A long while back, I mentioned that my wife, Jean, and I were looking at starting up a company. Well, we’ve done a lot of thinking about what the product should do and how this should be done. Because of other recent activities, I haven’t had a lot of time to execute on the idea. The fact of the matter is that we still like the underlying concept, but the implementation concept has morphed several times since we had the idea. The biggest changes are these:

  1. F#: A VS2010 language (currently in Beta)
  2. Azure: A Cloud platform

F# is a functional .NET language. I’ve always been a fan of functional programming as it typically allows me to write my applications using fewer lines than what I would do in pure imperative mode. For better or worse, imperative languages are still center stage (and have been for decades). In order to pay the bills, it is easier to find work using C++/C#/Java than using LISP/Prolog/Scala. However, with F# (an OCaml based language), we have a chance of seeing functional programming go mainstream.
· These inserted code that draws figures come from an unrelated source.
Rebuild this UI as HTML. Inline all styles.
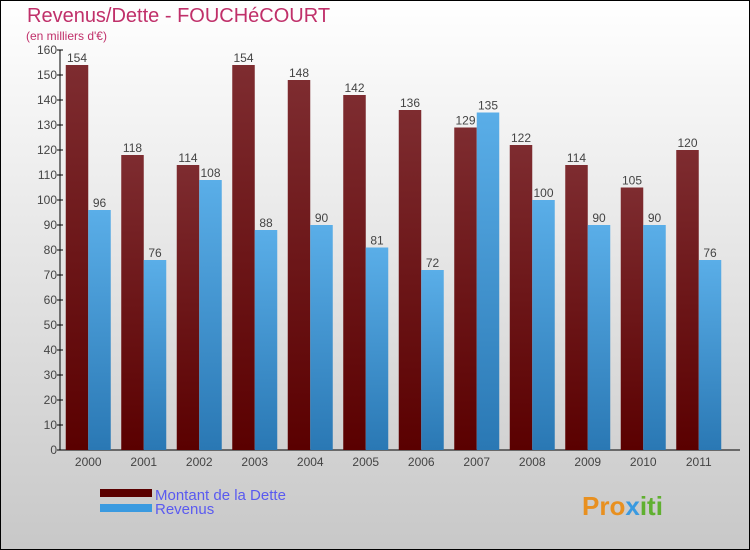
<!DOCTYPE html>
<html><head><meta charset="utf-8"><style>
body{margin:0}
#c{width:750px;height:550px;position:relative;box-sizing:border-box;border:1px solid #000;background:linear-gradient(#fff,#c8c8c8);font-family:"Liberation Sans",sans-serif;overflow:hidden}
</style></head><body>
<div id="c">
<svg id="s" width="750" height="550" style="position:absolute;left:-1px;top:-1px">
<defs>
<linearGradient id="gd" x1="0" y1="0" x2="0" y2="1"><stop offset="0" stop-color="#7e2c30"/><stop offset="1" stop-color="#5a0000"/></linearGradient>
<linearGradient id="gr" x1="0" y1="0" x2="0" y2="1"><stop offset="0" stop-color="#5aaee8"/><stop offset="1" stop-color="#2a78b4"/></linearGradient>
</defs>
<text x="27" y="22" font-size="20" fill="#c0306a">Revenus/Dette - FOUCHéCOURT</text>
<text x="26" y="40" font-size="12" fill="#c0306a">(en milliers d'€)</text>
<g id="g"></g>
<rect x="100" y="489" width="52" height="8" fill="#5a0000"/>
<rect x="100" y="504" width="52" height="8" fill="#3a9ae0"/>
<text x="155" y="500" font-size="15" fill="#5a5af0">Montant de la Dette</text>
<text x="155" y="514" font-size="15" fill="#5a5af0">Revenus</text>
<text x="582" y="515" font-size="26" font-weight="bold" fill="#e89020">Pro<tspan fill="#3a9ae0">x</tspan><tspan fill="#60b030">iti</tspan></text>
</svg>
</div>
<script>
const years=["2000","2001","2002","2003","2004","2005","2006","2007","2008","2009","2010","2011"];
const dette=[154,118,114,154,148,142,136,129,122,114,105,120];
const revenus=[96,76,108,88,90,81,72,135,100,90,90,76];
const ticks=[0,10,20,30,40,50,60,70,80,90,100,110,120,130,140,150,160];
const X0=60,Y0=450,band=55.5,bw=22.5;
const y=v=>Y0-v*2.5;
const cx=i=>X0+band*(i+0.5)+0.5;
const g=document.getElementById('g');
const NS="http://www.w3.org/2000/svg";
function mk(t,a,p){const e=document.createElementNS(NS,t);for(const k in a)e.setAttribute(k,a[k]);(p||g).appendChild(e);return e;}
let ax=mk('line',{x1:X0,y1:y(160),x2:X0,y2:Y0,stroke:'#000'});


let xa=mk('line',{x1:X0,y1:Y0,x2:740,y2:Y0,stroke:'#000'});


ticks.forEach(t=>{
 let l=mk('line',{x1:X0-3,y1:y(t),x2:X0+3,y2:y(t),stroke:'#000'});
 
 
 let tx=mk('text',{x:X0-3,y:y(t)+4,'font-size':12,fill:'#444','text-anchor':'end'});
 tx.textContent=t;
 
 
});
years.forEach((yr,i)=>{
 const c=cx(i);
 let a=mk('rect',{x:c-bw,y:y(dette[i]),width:bw,height:Y0-y(dette[i]),fill:'url(#gd)'});
 
 
 let b=mk('rect',{x:c,y:y(revenus[i]),width:bw,height:Y0-y(revenus[i]),fill:'url(#gr)'});
 
 
 let t1=mk('text',{x:c-bw/2,y:y(dette[i])-3,'font-size':12,fill:'#444','text-anchor':'middle'});
 t1.textContent=dette[i];
 
 
 let t2=mk('text',{x:c+bw/2,y:y(revenus[i])-3,'font-size':12,fill:'#444','text-anchor':'middle'});
 t2.textContent=revenus[i];
 
 
 let xl=mk('text',{x:c,y:Y0+16,'font-size':12,fill:'#444','text-anchor':'middle'});
 xl.textContent=yr;
 
 
});
</script>
</body></html>
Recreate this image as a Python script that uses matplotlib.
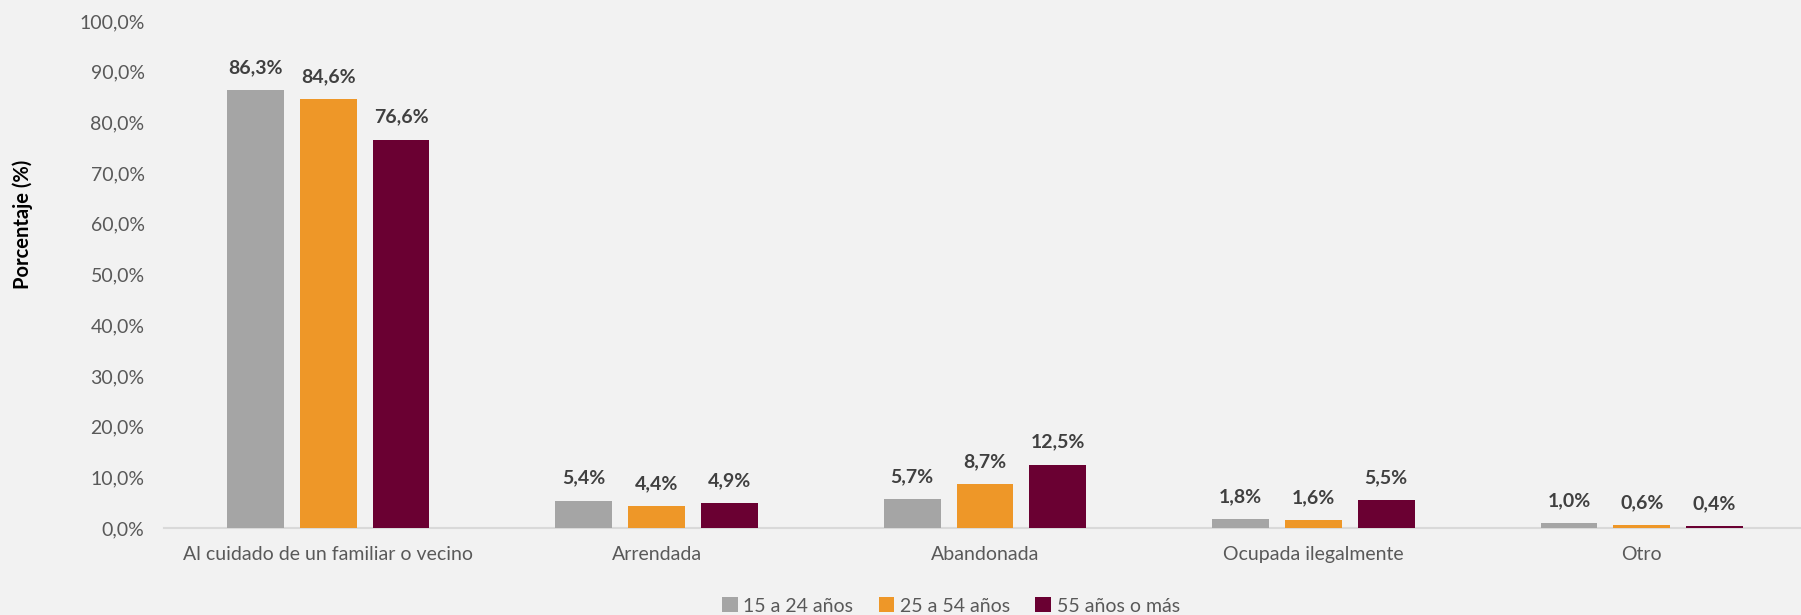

I have a project in mind that needs a .NET language, so why not use the project as a means to really get into F#.

The second thing that happened is the beta release of Azure at the 2008 PDC. A big concern of mine has been hosting the set of servers that will eventually be needed if the web site idea takes off. Yes, I’m familiar with how to make sites scalable, how to buy a server, etc. I’m also familiar with the fact that more servers means more people I’d have to hire who may or may not have the chops to manage a large-ish web site. The cloud stuff is very appealing to me as it allows someone who worries only about managing servers do whatever that is. I can then focus on conserving space, writing better algorithms, and paying a smaller price to keep that service up and running (yeah, I’m assuming that, like other managed services, the cost of going to the cloud is less that the cost of personnel + equipment + power + licensing).

So, until I either lose interest or get so swamped with work/life/whatever, expect to see the blog focus on F# and Azure stuff. Right now, I’m a noob.